A eleição do silêncio na poesia de Felipe Fortuna é o plano crucial do seu sentimento de solidão, do seu cansaço da linguagem mundana, brutalmente artificiosa e burocrática, subprodutiva, esgotada pela ausência de crítica (e autocrítica) objetiva da vida moderna.
Esse fading (de experiência dolorosa), em que as perdas estão contidas na representação do silêncio e da morte, faz, entretanto, Felipe Fortuna sobrelevar o seu estado de contradição e afirmar-se pela natureza do silêncio.
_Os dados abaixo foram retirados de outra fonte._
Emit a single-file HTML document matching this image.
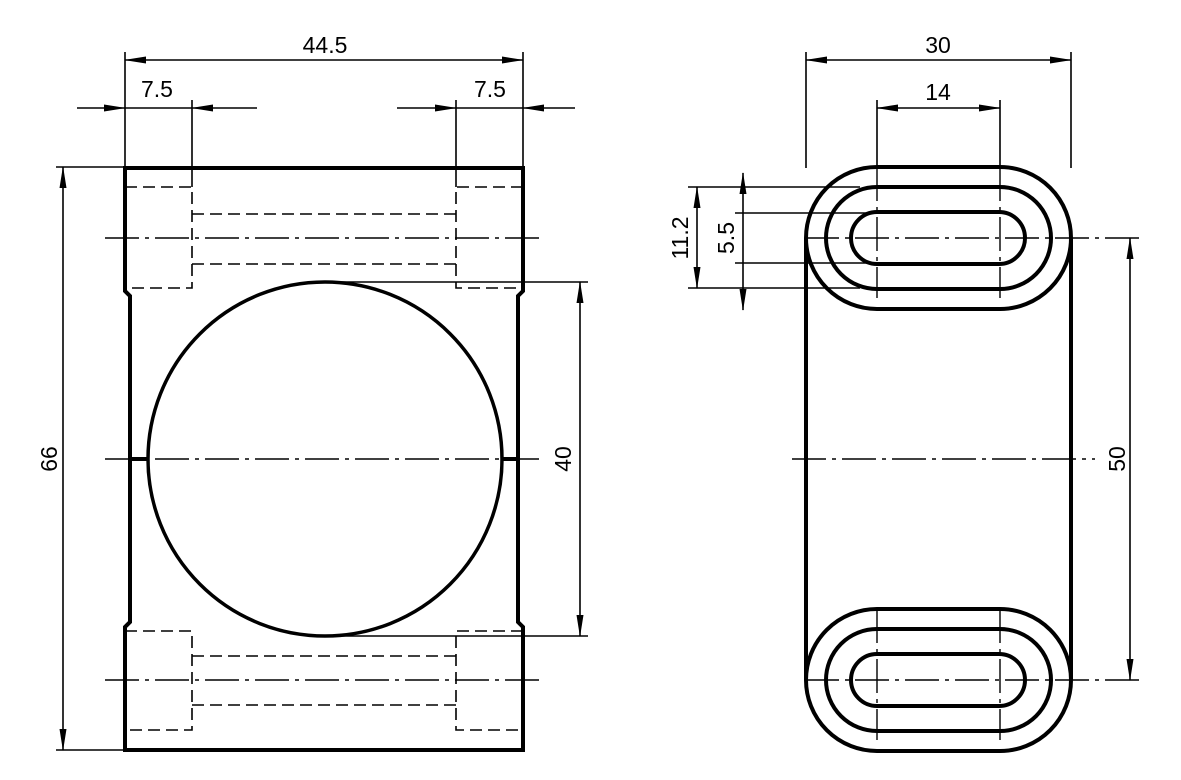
<!DOCTYPE html>
<html><head><style>body{margin:0;background:#fff}svg{display:block}text{font-family:"Liberation Sans",sans-serif;font-size:23px;fill:#000}</style></head><body>
<svg width="1181" height="780" viewBox="0 0 1181 780" xmlns="http://www.w3.org/2000/svg">
<defs>
<marker id="a" markerWidth="22" markerHeight="8" refX="21" refY="4" orient="auto-start-reverse" markerUnits="userSpaceOnUse"><path d="M0,0.5 L22,4 L0,7.5z" fill="#000"/></marker>
</defs>
<g fill="none" stroke="#000">
<path d="M125,750 L125,627 L130,622 L130,296 L125,291 L125,168 L523,168 L523,291 L518,296 L518,622 L523,627 L523,750 Z" stroke-width="4"/>
<circle cx="325" cy="459" r="177" stroke-width="3.5"/>
<path d="M130,459 H148 M502,459 H518" stroke-width="4"/>
<g stroke-width="1.6" stroke-dasharray="12,6">
<path d="M125,187 H192 V288 H125 M523,187 H456 V288 H523 M192,214 H456 M192,264 H456"/>
<path d="M125,631 H192 V730 H125 M523,631 H456 V730 H523 M192,656 H456 M192,705 H456"/>
</g>
<g stroke-width="1.4" stroke-dasharray="34,6,4,6">
<path d="M105,238 H540 M105,680 H540 M105,459 H545"/>
<path d="M805,238 H1140 M805,680 H1140 M792,459 H1095"/>
<path d="M877,167 V298 M1000,167 V298 M877,609 V740 M1000,609 V740"/>
</g>
<g stroke-width="1.6">
<path d="M125,52 V168 M523,52 V168 M192,100 V187 M456,100 V187"/>
<path d="M125,60 H523" marker-start="url(#a)" marker-end="url(#a)"/>
<path d="M77,108 H125" marker-end="url(#a)"/><path d="M257,108 H192" marker-end="url(#a)"/><path d="M125,108 H192"/>
<path d="M397,108 H456" marker-end="url(#a)"/><path d="M575,108 H523" marker-end="url(#a)"/><path d="M456,108 H523"/>
<path d="M56,167 H125 M56,750 H125"/>
<path d="M63,167 V750" marker-start="url(#a)" marker-end="url(#a)"/>
<path d="M330,282 H588 M330,636 H588"/>
<path d="M580,282 V636" marker-start="url(#a)" marker-end="url(#a)"/>
<path d="M806,52 V168 M1071,52 V168 M877,100 V167 M1000,100 V167"/>
<path d="M806,60 H1071" marker-start="url(#a)" marker-end="url(#a)"/>
<path d="M877,108 H1000" marker-start="url(#a)" marker-end="url(#a)"/>
<path d="M688,187 H860 M688,288 H860 M735,213 H877 M735,263 H877"/>
<path d="M697,187 V288" marker-start="url(#a)" marker-end="url(#a)"/>
<path d="M743,173 V213" marker-start="url(#a)"/><path d="M743,310 V263" marker-start="url(#a)"/><path d="M743,213 V263"/>
<path d="M1130,238 V680" marker-start="url(#a)" marker-end="url(#a)"/>
</g>
<g stroke-width="4">
<path d="M806,238 V680 M1071,238 V680"/>
<rect x="806" y="167" width="265" height="142" rx="71"/>
<rect x="826" y="187" width="225" height="102" rx="51"/>
<rect x="851" y="212" width="174" height="52" rx="26"/>
<rect x="806" y="609" width="265" height="142" rx="71"/>
<rect x="826" y="629" width="225" height="102" rx="51"/>
<rect x="851" y="654" width="174" height="52" rx="26"/>
</g>
</g>
<text x="325" y="53" text-anchor="middle">44.5</text>
<text x="157" y="97" text-anchor="middle">7.5</text>
<text x="490" y="97" text-anchor="middle">7.5</text>
<text x="938" y="53" text-anchor="middle">30</text>
<text x="938" y="100" text-anchor="middle">14</text>
<text transform="translate(57,459) rotate(-90)" text-anchor="middle">66</text>
<text transform="translate(571,459) rotate(-90)" text-anchor="middle">40</text>
<text transform="translate(688,238) rotate(-90)" text-anchor="middle">11.2</text>
<text transform="translate(734,238) rotate(-90)" text-anchor="middle">5.5</text>
<text transform="translate(1125,459) rotate(-90)" text-anchor="middle">50</text>
</svg>
</body></html>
Através dele o poeta descobre a experiência pré-reflexiva do mundo, em que o ato poético rimbaudiano “on me pense” tema a sua afirmação na palavra – que para Hegel é o “sacrifício da coisa”, de que o poema se faz e constitui a ação poética.
Felipe Fortuna, por sua sensibilidade, por seu talento, vem juntar-se à família dos autênticos poetas, com sua poesia afinada, em especial com afinidades a Fernando Pessoa, ou a Lucien Becker, ou a João Cabral de Melo Neto, afinidades estas que não alteram a originalidade da produção poética deste seu maduro e surpreendente Ou Vice-Versa.